Patent Term Adjustment: A Post-Supernus Update from the Patent and Trademark Office

On May 9, the United States Patent and Trademark Office (“PTO”) published a notice in the Federal Register that it is modifying its patent term adjustment (“PTA”) procedures in view of the Federal Circuit’s decision in Supernus Pharmaceuticals v. Iancu.[1] Under the PTO Duty of Disclosure requirements, patent applicants are required to disclose any information that may be material to the patentability of an application, which can include documents cited by a foreign patent authority in a counterpart application. A failure to disclose such information in a timely manner can result in a reduction of PTA, which is a mechanism to add patent term for delays caused by the PTO, subject to reduction if the patentee fails to engage in reasonable efforts to conclude prosecution. 

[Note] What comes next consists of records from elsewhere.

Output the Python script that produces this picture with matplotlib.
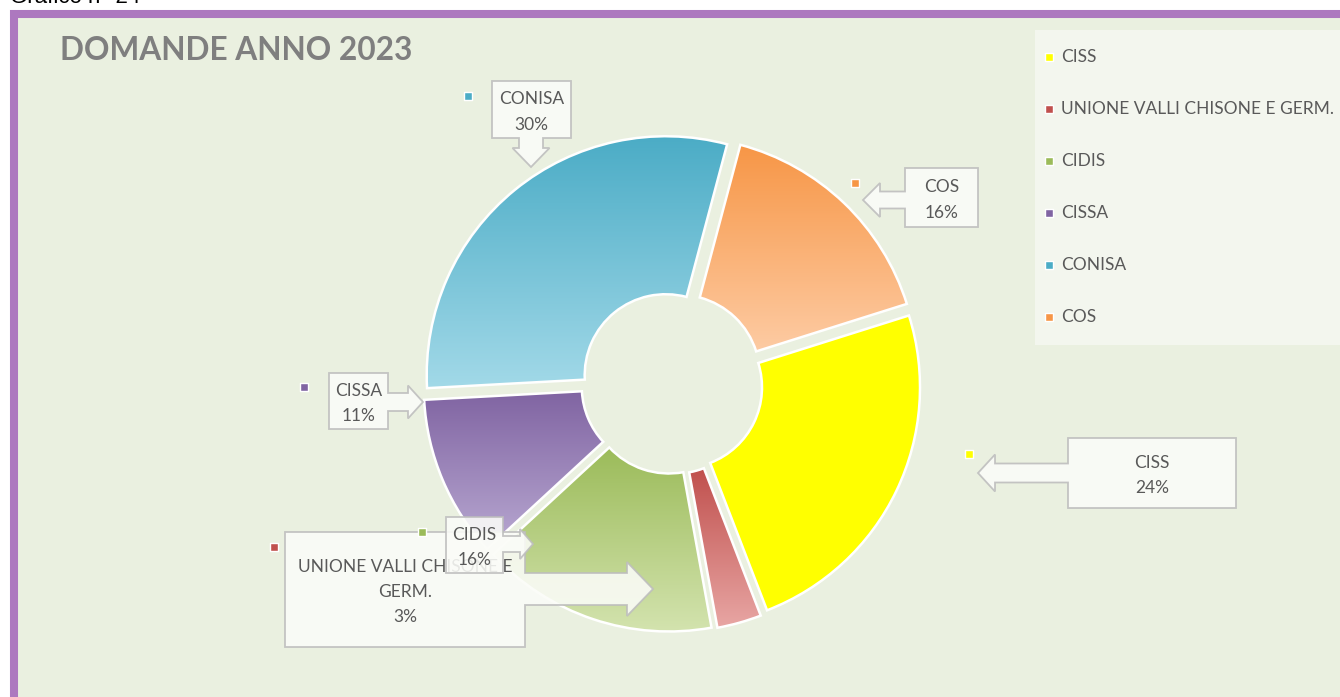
import textwrap

import numpy as np
import matplotlib
matplotlib.use("Agg")
import matplotlib.pyplot as plt
from matplotlib.patches import Polygon, Rectangle
from matplotlib.colors import LinearSegmentedColormap

# dati del grafico
categories = ["CISS", "UNIONE VALLI CHISONE E GERM.", "CIDIS", "CISSA", "CONISA", "COS"]
values = [24, 3, 16, 11, 30, 16]
title = "DOMANDE ANNO 2023"
caption = "Grafico n° 24"

# colori (alto -> basso del gradiente)
top_colors = ["#FFFF00", "#C0504D", "#9BBB59", "#8064A2", "#4BACC6", "#F79646"]
bottom_colors = ["#FFFF00", "#E8A6A4", "#D3E3AE", "#B9A9D2", "#A2D9E8", "#FDCBA3"]

W, H = 1340, 697
BG = "#EAF0E0"
TXT = "#595959"
FONT = ["Lato", "DejaVu Sans"]


def Y(y):
    return H - y


# posizione dei richiami: box (x0, y0, x1, y1), lato freccia, centro, mezza asta,
# mezza punta, inizio punta, punta, quadratino
callouts = {
    "CISS": ((1068, 438, 1236, 508), "left", 473, 9.5, 18.5, 995, 978, (969, 454)),
    "UNIONE VALLI CHISONE E GERM.": ((285, 532, 525, 647), "right", 589, 16, 27, 627, 653, (274, 547)),
    "CIDIS": ((446, 517, 503, 573), "right", 544, 8, 15, 520, 533, (422, 532)),
    "CISSA": ((329, 373, 388, 429), "right", 402, 9, 16.5, 408, 423, (304, 387)),
    "CONISA": ((492, 81, 571, 138), "down", 531, 12, 18.5, 148, 167, (468, 96)),
    "COS": ((905, 168, 978, 227), "left", 200, 8.5, 17, 880, 863, (855, 183)),
}


def callout_points(box, side, c, sw, hw, s, t):
    x0, y0, x1, y1 = box
    if side == "down":
        pts = [(x0, y0), (x1, y0), (x1, y1), (c + sw, y1), (c + sw, s), (c + hw, s),
               (c, t), (c - hw, s), (c - sw, s), (c - sw, y1), (x0, y1)]
    elif side == "right":
        pts = [(x0, y0), (x1, y0), (x1, c - sw), (s, c - sw), (s, c - hw), (t, c),
               (s, c + hw), (s, c + sw), (x1, c + sw), (x1, y1), (x0, y1)]
    else:
        pts = [(x0, y0), (x1, y0), (x1, y1), (x0, y1), (x0, c + sw), (s, c + sw),
               (s, c + hw), (t, c), (s, c - hw), (s, c - sw), (x0, c - sw)]
    return [(px, Y(py)) for px, py in pts]


fig = plt.figure(figsize=(W / 100, H / 100), dpi=100)
fig.patch.set_facecolor("white")
ax = fig.add_axes([0, 0, 1, 1])

# cornice viola
ax.add_patch(Rectangle((14, Y(1000)), 1400, Y(14) - Y(1000), facecolor=BG,
                       edgecolor="#AD78BF", linewidth=5.8, zorder=0))
ax.text(10, Y(3), caption, fontsize=16, family=["Liberation Sans", "DejaVu Sans"],
        color="black", va="baseline", ha="left")

# ciambella
wedges, _ = ax.pie(values, colors=top_colors, startangle=17.5, counterclock=False,
                   radius=239, center=(672, Y(383)), explode=[10] * len(values),
                   wedgeprops=dict(width=158, edgecolor="white", linewidth=1.8))
for w, c_top, c_bot in zip(wedges, top_colors, bottom_colors):
    x0, y0, x1, y1 = w.get_path().get_extents().extents
    cmap = LinearSegmentedColormap.from_list("g", [c_bot, c_top])
    grad = np.linspace(0, 1, 256).reshape(-1, 1)
    img = ax.imshow(grad, cmap=cmap, extent=[x0, x1, y0, y1], origin="lower",
                    aspect="auto", zorder=2, interpolation="bilinear")
    img.set_clip_path(w)
    w.set_facecolor("none")
    w.set_zorder(3)

ax.set_xlim(0, W)
ax.set_ylim(0, H)
ax.set_aspect("auto")
ax.axis("off")

# titolo
ax.text(60, Y(50), title, fontsize=22.8, fontweight="bold", color="#7F7F7F",
        family=FONT, ha="left", va="center")

# etichette a richiamo (ognuna sopra la precedente)
total = sum(values)
for i, (name, val, color) in enumerate(zip(categories, values, top_colors)):
    box, side, c, sw, hw, s, t, mk = callouts[name]
    z = 5 + 2 * i
    poly = Polygon(callout_points(box, side, c, sw, hw, s, t), closed=True,
                   facecolor="#FBFCF8", edgecolor="#BDBDBD", linewidth=1.3,
                   alpha=0.88, zorder=z)
    ax.add_patch(poly)
    label = textwrap.fill(name, 22) + f"\n{round(val / total * 100)}%"
    ax.text((box[0] + box[2]) / 2, Y((box[1] + box[3]) / 2 + 2.5), label,
            ha="center", va="center", fontsize=12.5, color=TXT, family=FONT,
            linespacing=1.72, zorder=z + 1)
    ax.scatter([mk[0]], [Y(mk[1])], marker="s", s=36, color=color,
               edgecolors="white", linewidths=1.0, zorder=z + 1)

# legenda
ax.add_patch(Rectangle((1035, Y(345)), 320, 315, facecolor="#F3F6EE",
                       edgecolor="none", zorder=4))
for i, (name, color) in enumerate(zip(categories, top_colors)):
    yy = Y(57 + 52 * i)
    ax.scatter([1049], [yy], marker="s", s=36, color=color,
               edgecolors="white", linewidths=1.0, zorder=6)
    ax.text(1061, yy, name, fontsize=12.5, color=TXT, family=FONT,
            ha="left", va="center", zorder=6)

fig.savefig("out.png", dpi=100, facecolor=fig.get_facecolor())
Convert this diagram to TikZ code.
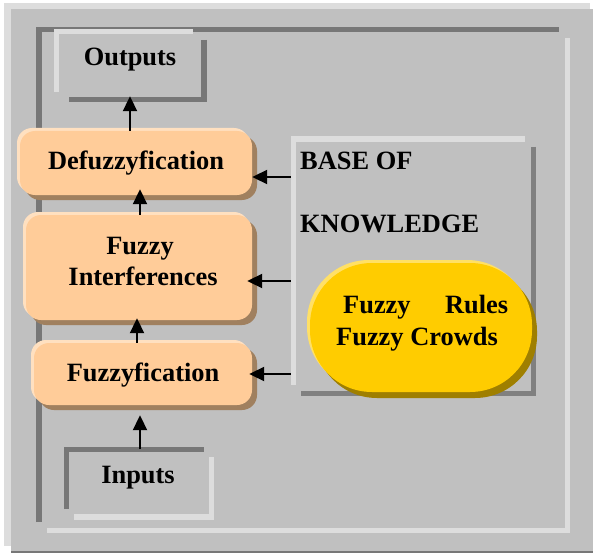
\documentclass[tikz,border=0pt]{standalone}
\usepackage{fontspec}
\setmainfont{Liberation Serif}
\usetikzlibrary{arrows.meta,shadows,calc}
\definecolor{bggray}{HTML}{C0C0C0}
\definecolor{lightln}{HTML}{DDDDDD}
\definecolor{darkln}{HTML}{777777}
\definecolor{kbdark}{HTML}{808080}
\definecolor{orbody}{HTML}{FFCC99}
\definecolor{orhi}{HTML}{FFE0C0}
\definecolor{orsh}{HTML}{A0805F}
\definecolor{ybody}{HTML}{FFCC00}
\definecolor{yhi}{HTML}{FFE066}
\definecolor{ysh}{HTML}{9F7F00}
\begin{document}
\begin{tikzpicture}[x=1pt,y=-1pt,
  lt/.style={draw=lightln, line width=5.5pt, line join=miter},
  dk/.style={draw=darkln, line width=5.5pt, line join=miter},
  kbd/.style={draw=kbdark, line width=5.5pt, line join=miter},
  framebox/.style={rectangle, draw=none, inner sep=0pt},
  obox/.style={rectangle, rounded corners=15pt, fill=orbody, draw=none, inner sep=0pt,
    general shadow={fill=orhi, shadow xshift=-3pt, shadow yshift=3pt},
    general shadow={fill=orsh, shadow xshift=5pt, shadow yshift=-5pt}},
  ybox/.style={rectangle, rounded corners=62pt, fill=ybody, draw=none, inner sep=0pt,
    general shadow={fill=yhi, shadow xshift=-3pt, shadow yshift=3pt},
    general shadow={fill=ysh, shadow xshift=5pt, shadow yshift=-6pt}},
  txt/.style={font=\fontsize{26.4pt}{31pt}\selectfont\bfseries, inner sep=0pt, anchor=base},
  arr/.style={draw=black, line width=2pt, -{Triangle[length=15pt,width=14pt]}}
]
\useasboundingbox (0,0) rectangle (593,553);
% background
\fill[white] (0,0) rectangle (593,553);
\fill[lightln] (4,3) rectangle (590,546);
\fill[bggray] (11,9) rectangle (593,551);
\fill[darkln] (11,551) rectangle (593,553);
% outer frame
\draw[dk] (38.75,522) -- (38.75,29.75) -- (559,29.75);
\draw[lt] (567.5,38) -- (567.5,530.5) -- (47,530.5);
% frame boxes (invisible nodes)
\node[framebox, minimum width=147.5pt, minimum height=68pt] (outbox) at (130.25,65.5) {};
\node[framebox, minimum width=145pt, minimum height=67.5pt] (inbox) at (139,483.25) {};
\node[framebox, minimum width=240pt, minimum height=254.5pt] (kb) at (413.5,266.25) {};
% outputs box lines
\draw[dk] ($(outbox.north east)+(0,8.5)$) -- (outbox.south east) -- ($(outbox.south west)+(12.5,0)$);
\draw[lt] ($(outbox.south west)+(0,-7.5)$) -- (outbox.north west) -- ($(outbox.north east)+(-11,0)$);
% inputs box lines
\draw[lt] ($(inbox.north east)+(0,7.5)$) -- (inbox.south east) -- ($(inbox.south west)+(7.5,0)$);
\draw[dk] ($(inbox.south west)+(0,-8)$) -- (inbox.north west) -- ($(inbox.north east)+(-7.5,0)$);
% knowledge base lines
\draw[kbd] ($(kb.north east)+(0,8)$) -- (kb.south east) -- ($(kb.south west)+(7.5,0)$);
\draw[lt] ($(kb.south west)+(0,-8.5)$) -- (kb.north west) -- ($(kb.north east)+(-8.5,0)$);
% process boxes
\node[obox, minimum width=232pt, minimum height=64pt] (defz) at (136,163) {};
\node[obox, minimum width=226pt, minimum height=105pt] (interf) at (139,267.5) {};
\node[obox, minimum width=218pt, minimum height=62pt] (fuzz) at (143,374) {};
\node[ybox, minimum width=222pt, minimum height=129pt] (rules) at (421,327.5) {};
% texts
\node[txt] (outtxt) at (130,66) {Outputs};
\node[txt] (intxt) at (138,483) {Inputs};
\node[txt] (deftxt) at (136,170) {Defuzzyfication};
\node[txt] (iftxt) at (140,254) {Fuzzy};
\node[txt] (iitxt) at (143,285) {Interferences};
\node[txt] (fztxt) at (143,381) {Fuzzyfication};
\node[txt, anchor=base west] (kb1) at (300,170) {BASE OF};
\node[txt, anchor=base west] (kb2) at (300,232) {KNOWLEDGE};
\node[txt, anchor=base west] (r1) at (343,313) {\makebox[165pt][s]{Fuzzy Rules}};
\node[txt, anchor=base west] (r2) at (336,345) {Fuzzy Crowds};
% connectors
\draw[arr, shorten >=-3.5pt] (defz.north -| outtxt) -- (outbox.south -| outtxt);
\coordinate (c2) at ([xshift=1pt]interf.north);
\draw[arr, shorten >=-6pt] (c2) -- (defz.south -| c2);
\coordinate (c3) at ([xshift=-2pt]interf.south);
\draw[arr, shorten >=-2pt] (fuzz.north -| c3) -- (c3);
\coordinate (c4) at ([xshift=-3pt]fuzz.south);
\draw[arr, shorten >=10pt] (inbox.north -| c4) -- (c4);
\coordinate (h1) at ([yshift=-14pt]defz.east);
\draw[arr, shorten <=2.5pt] (kb.west |- h1) -- (h1);
\coordinate (h2) at ([yshift=-13.5pt]interf.east);
\draw[arr, shorten <=2.5pt, shorten >=-5pt] (kb.west |- h2) -- (h2);
\coordinate (h3) at (fuzz.east);
\draw[arr, shorten <=2.5pt, shorten >=-3pt] (kb.west |- h3) -- (h3);
\end{tikzpicture}
\end{document}
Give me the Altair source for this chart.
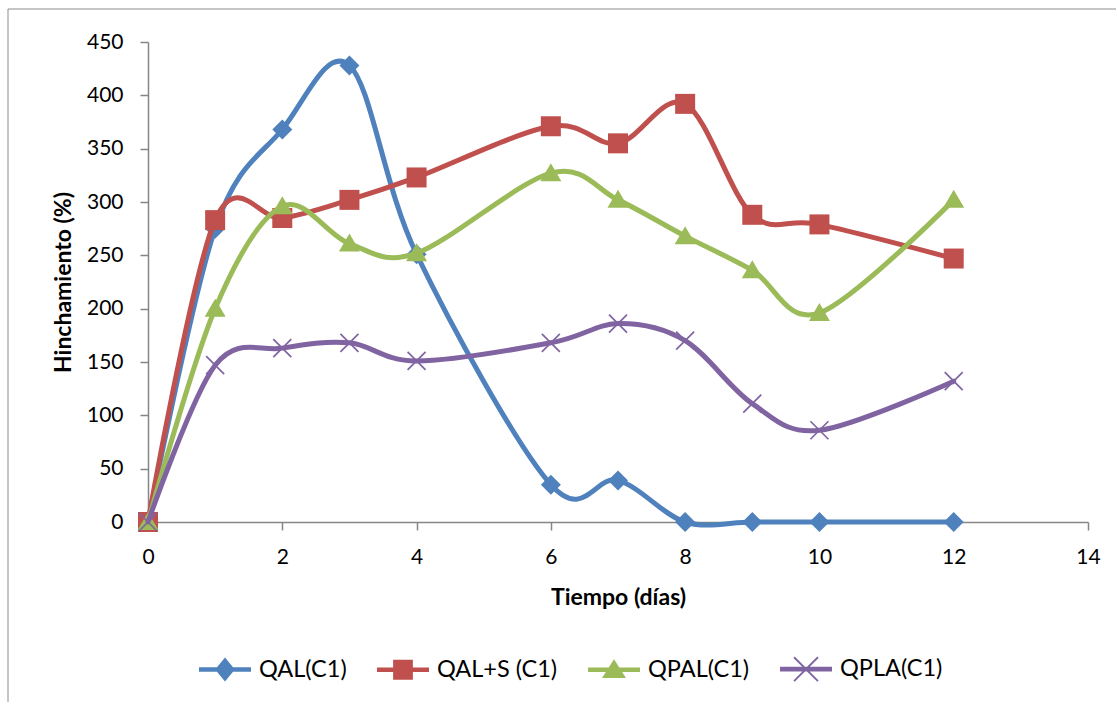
import altair as alt
import pandas as pd

# ---- data ----
dias = [0, 1, 2, 3, 4, 6, 7, 8, 9, 10, 12]
qal = [0, 275, 368, 428, 251, 35, 39, 0, 0, 0, 0]
qal_s = [0, 283, 285, 302, 323, 371, 355, 392, 288, 279, 247]
qpal = [0, 200, 296, 261, 252, 327, 302, 268, 236, 196, 302]
qpla = [0, 147, 163, 168, 151, 168, 186, 170, 111, 86, 132]

series = ["QAL(C1)", "QAL+S (C1)", "QPAL(C1)", "QPLA(C1)"]
colors = ["#4F81BD", "#C0504D", "#9BBB59", "#8064A2"]
x_ticks = [0, 2, 4, 6, 8, 10, 12, 14]
y_ticks = [0, 50, 100, 150, 200, 250, 300, 350, 400, 450]

values = [qal, qal_s, qpal, qpla]
rows = []
for name, vals in zip(series, values):
    for d, v in zip(dias, vals):
        rows.append({"dia": d, "valor": v, "serie": name})
df = pd.DataFrame(rows)


# ---- marker shapes (custom SVG paths) ----
def poly(pts):
    return "M" + "L".join(f"{x:.3f},{y:.3f}" for x, y in pts) + "Z"


def diamond(w, h):
    return poly([(0, -h), (w, 0), (0, h), (-w, 0)])


def square(s):
    return poly([(-s, -s), (s, -s), (s, s), (-s, s)])


def triangle(w, top, bot):
    return poly([(0, top), (w, bot), (-w, bot)])


def xcross(s, a):
    p1 = poly([(-s + a, -s - a), (s + a, s - a), (s - a, s + a), (-s - a, -s + a)])
    p2 = poly([(-s + a, s + a), (-s - a, s - a), (s - a, -s - a), (s + a, -s + a)])
    return p1 + p2


def hline(h):
    return poly([(-1, -h), (1, -h), (1, h), (-1, h)])


plot_shapes = [diamond(1.0, 1.0), square(1.0), triangle(1.05, -1.0, 0.8), xcross(0.9, 0.06)]
legend_shapes = [
    hline(0.09) + diamond(0.38, 0.46),
    hline(0.09) + square(0.38),
    hline(0.09) + triangle(0.46, -0.40, 0.32),
    hline(0.09) + xcross(0.46, 0.025),
]

W, H = 940, 480

x_scale = alt.Scale(domain=[0, 14], nice=False, zero=False)
x_axis = alt.Axis(values=x_ticks, title="Tiempo (días)", titlePadding=19, labelPadding=16, labelFlush=False)
x_enc = alt.X("dia:Q", scale=x_scale, axis=x_axis)
y_enc = alt.Y(
    "valor:Q",
    scale=alt.Scale(domain=[0, 450], nice=False),
    axis=alt.Axis(values=y_ticks, title="Hinchamiento (%)", titlePadding=11, labelPadding=17),
)
color_plain = alt.Color("serie:N", scale=alt.Scale(domain=series, range=colors), legend=None)

base = alt.Chart(df)
layers = []
for name, shp in zip(series, plot_shapes):
    sub = base.transform_filter(alt.datum.serie == name)
    layers.append(
        sub.mark_line(interpolate="cardinal", strokeWidth=5, strokeJoin="round", strokeCap="round").encode(
            x=x_enc, y=y_enc, color=color_plain
        )
    )
    layers.append(
        sub.mark_point(filled=True, shape=shp, size=400, opacity=1, strokeWidth=0).encode(
            x=x_enc, y=y_enc, color=color_plain
        )
    )

legend_def = alt.Legend(
    title=None,
    orient="none",
    legendX=51,
    legendY=601,
    direction="horizontal",
    symbolSize=2704,
    symbolStrokeWidth=0,
    symbolOpacity=1,
    labelFont="Lato",
    labelFontSize=23.5,
    labelColor="black",
    labelOffset=8,
    columnPadding=30,
    padding=0,
)
# legend-only layer: its points are placed outside the x domain and clipped away
legend_layer = base.transform_calculate(fuera="-50").mark_point(
    filled=True, size=2704, opacity=1, strokeWidth=0, clip=True
).encode(
    x=alt.X("fuera:Q", scale=x_scale, axis=x_axis),
    y=y_enc,
    color=alt.Color("serie:N", scale=alt.Scale(domain=series, range=colors), legend=legend_def),
    shape=alt.Shape("serie:N", scale=alt.Scale(domain=series, range=legend_shapes), legend=legend_def),
)

one = alt.Data(values=[{}])
border_left = alt.Chart(one).mark_rule(color="#8c8c8c", strokeWidth=1).encode(
    x=alt.value(-140), y=alt.value(-33), y2=alt.value(660)
)
border_top = alt.Chart(one).mark_rule(color="#8c8c8c", strokeWidth=1).encode(
    x=alt.value(-140), x2=alt.value(968), y=alt.value(-33)
)

chart = (
    alt.layer(border_left, border_top, *layers, legend_layer)
    .resolve_scale(color="independent", shape="independent")
    .properties(width=W, height=H, background="white",
                padding={"left": 7, "top": 8, "right": 0, "bottom": 0})
    .configure_view(stroke=None)
    .configure_axis(
        grid=False,
        domainColor="#868686",
        domainWidth=1.5,
        tickColor="#868686",
        tickWidth=1.5,
        tickSize=8,
        labelFont="Lato",
        labelFontSize=21,
        labelColor="black",
        titleFont="Lato",
        titleFontSize=23,
        titleFontWeight="bold",
        titleColor="black",
    )
)

chart.save("out.html", embed_options={"renderer": "svg", "actions": False})
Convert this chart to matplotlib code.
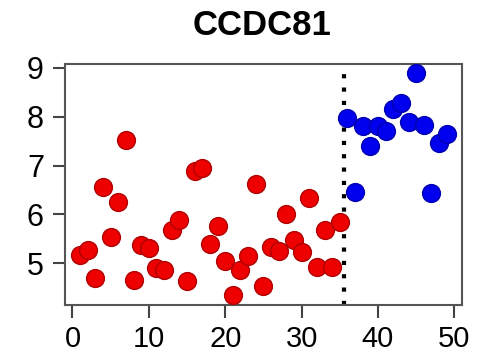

The PTO currently uses a system designated Patent Application Locating and Monitoring (“PALM”) to track information relevant to PTA calculations. However, PALM is only equipped to register internal PTO events. Thus, the provision of information received from a foreign patent authority may not be recognized by PALM as a relevant prosecution event and can result in inaccurate PTA calculations, as demonstrated by the Supernus case. There, the PTO incorrectly reduced the PTA of a patent by 546 days, during which time the patentee had not yet received notice of the information from the foreign patent authority and was therefore incapable of disclosing the information to the PTO.  

Responding to the Supernus decision, the Federal Register Notice asserts that the PTO will continue to use PALM to calculate PTA based solely on internal events, but announces a procedure to allow a patentee to request reconsideration of PTA calculation under 37 CFR 1.705(b) if “there was no identifiable effort the patentee could have under taken to conclude prosecution.” The request must include the relevant information not recorded in the PALM system and the required fee, and must be filed within two months of patent grant. An extension of up to five months may be obtained by paying additional fees. Patentees are encouraged to work with counsel to review PTA of a granted patent to ensure all PTA to which a patent is entitled has been awarded.



[1] Supernus Pharm., Inc. v. Iancu, 913 F.3d 1351 (Fed. Cir. 2019).